Written instruction » Return all the entries exactly, keeping pictures out.

[Figure scripts]
──────
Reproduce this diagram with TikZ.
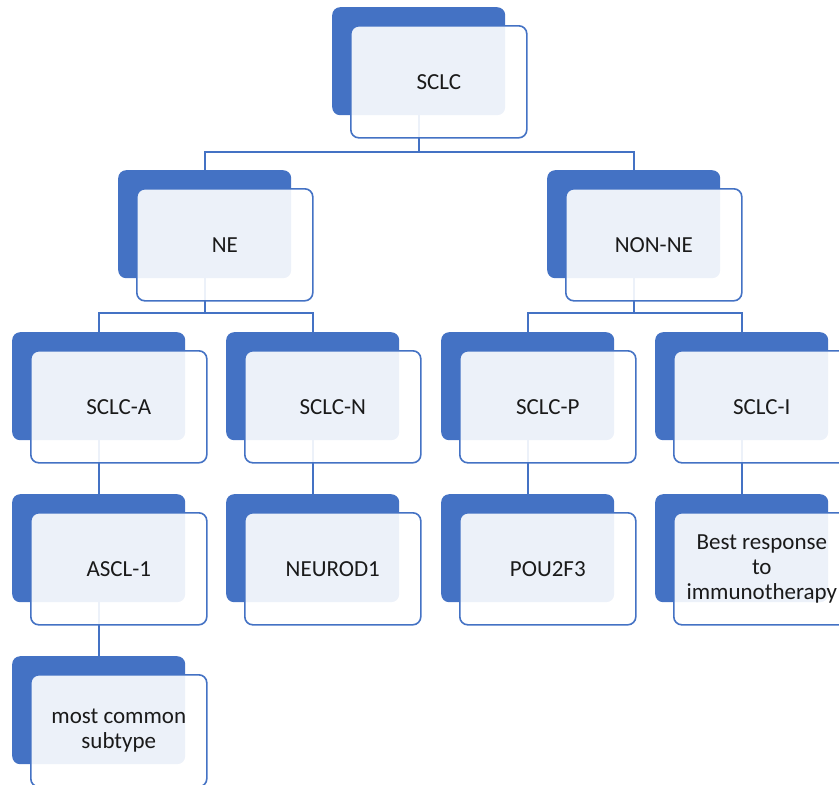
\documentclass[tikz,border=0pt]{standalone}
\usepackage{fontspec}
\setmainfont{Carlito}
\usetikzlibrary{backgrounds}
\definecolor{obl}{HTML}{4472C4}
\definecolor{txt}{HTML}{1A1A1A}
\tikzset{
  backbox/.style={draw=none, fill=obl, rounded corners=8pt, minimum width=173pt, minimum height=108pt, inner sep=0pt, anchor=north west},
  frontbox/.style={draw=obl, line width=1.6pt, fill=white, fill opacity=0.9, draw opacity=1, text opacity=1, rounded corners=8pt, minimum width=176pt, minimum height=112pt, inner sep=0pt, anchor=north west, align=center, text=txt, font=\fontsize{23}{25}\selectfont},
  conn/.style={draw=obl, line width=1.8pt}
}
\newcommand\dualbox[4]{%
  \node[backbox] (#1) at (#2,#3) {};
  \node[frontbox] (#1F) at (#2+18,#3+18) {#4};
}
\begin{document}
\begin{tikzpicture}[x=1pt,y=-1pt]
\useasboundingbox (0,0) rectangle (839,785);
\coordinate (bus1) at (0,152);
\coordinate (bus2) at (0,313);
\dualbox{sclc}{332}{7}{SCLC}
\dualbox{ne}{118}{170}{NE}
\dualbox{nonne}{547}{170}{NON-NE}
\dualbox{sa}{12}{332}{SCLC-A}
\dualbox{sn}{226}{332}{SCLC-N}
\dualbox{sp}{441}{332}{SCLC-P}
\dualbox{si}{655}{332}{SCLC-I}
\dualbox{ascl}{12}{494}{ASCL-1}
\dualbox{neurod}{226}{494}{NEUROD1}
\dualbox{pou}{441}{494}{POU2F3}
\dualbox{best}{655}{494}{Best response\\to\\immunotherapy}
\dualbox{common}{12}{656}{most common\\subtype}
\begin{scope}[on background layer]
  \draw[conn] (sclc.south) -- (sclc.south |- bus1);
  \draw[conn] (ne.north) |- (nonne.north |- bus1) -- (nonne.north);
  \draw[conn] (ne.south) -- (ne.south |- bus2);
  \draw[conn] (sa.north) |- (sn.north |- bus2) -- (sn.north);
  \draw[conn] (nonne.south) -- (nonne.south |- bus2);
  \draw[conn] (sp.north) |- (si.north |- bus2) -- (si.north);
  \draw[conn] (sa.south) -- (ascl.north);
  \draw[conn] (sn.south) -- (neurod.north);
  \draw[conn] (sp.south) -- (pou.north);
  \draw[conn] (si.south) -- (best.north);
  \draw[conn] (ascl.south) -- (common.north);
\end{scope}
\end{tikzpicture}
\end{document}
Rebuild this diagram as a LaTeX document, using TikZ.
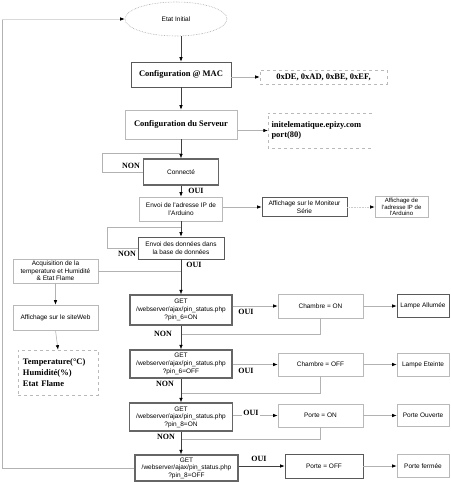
──────
Written answer »
Reproduce this diagram with TikZ.
\documentclass[tikz,border=0pt]{standalone}
\usepackage{fontspec}
\setmainfont{Carlito}
\usetikzlibrary{backgrounds}
\definecolor{obl}{HTML}{4472C4}
\definecolor{txt}{HTML}{1A1A1A}
\tikzset{
  backbox/.style={draw=none, fill=obl, rounded corners=8pt, minimum width=173pt, minimum height=108pt, inner sep=0pt, anchor=north west},
  frontbox/.style={draw=obl, line width=1.6pt, fill=white, fill opacity=0.9, draw opacity=1, text opacity=1, rounded corners=8pt, minimum width=176pt, minimum height=112pt, inner sep=0pt, anchor=north west, align=center, text=txt, font=\fontsize{23}{25}\selectfont},
  conn/.style={draw=obl, line width=1.8pt}
}
\newcommand\dualbox[4]{%
  \node[backbox] (#1) at (#2,#3) {};
  \node[frontbox] (#1F) at (#2+18,#3+18) {#4};
}
\begin{document}
\begin{tikzpicture}[x=1pt,y=-1pt]
\useasboundingbox (0,0) rectangle (839,785);
\coordinate (bus1) at (0,152);
\coordinate (bus2) at (0,313);
\dualbox{sclc}{332}{7}{SCLC}
\dualbox{ne}{118}{170}{NE}
\dualbox{nonne}{547}{170}{NON-NE}
\dualbox{sa}{12}{332}{SCLC-A}
\dualbox{sn}{226}{332}{SCLC-N}
\dualbox{sp}{441}{332}{SCLC-P}
\dualbox{si}{655}{332}{SCLC-I}
\dualbox{ascl}{12}{494}{ASCL-1}
\dualbox{neurod}{226}{494}{NEUROD1}
\dualbox{pou}{441}{494}{POU2F3}
\dualbox{best}{655}{494}{Best response\\to\\immunotherapy}
\dualbox{common}{12}{656}{most common\\subtype}
\begin{scope}[on background layer]
  \draw[conn] (sclc.south) -- (sclc.south |- bus1);
  \draw[conn] (ne.north) |- (nonne.north |- bus1) -- (nonne.north);
  \draw[conn] (ne.south) -- (ne.south |- bus2);
  \draw[conn] (sa.north) |- (sn.north |- bus2) -- (sn.north);
  \draw[conn] (nonne.south) -- (nonne.south |- bus2);
  \draw[conn] (sp.north) |- (si.north |- bus2) -- (si.north);
  \draw[conn] (sa.south) -- (ascl.north);
  \draw[conn] (sn.south) -- (neurod.north);
  \draw[conn] (sp.south) -- (pou.north);
  \draw[conn] (si.south) -- (best.north);
  \draw[conn] (ascl.south) -- (common.north);
\end{scope}
\end{tikzpicture}
\end{document}
Rebuild this diagram as a LaTeX document, using TikZ.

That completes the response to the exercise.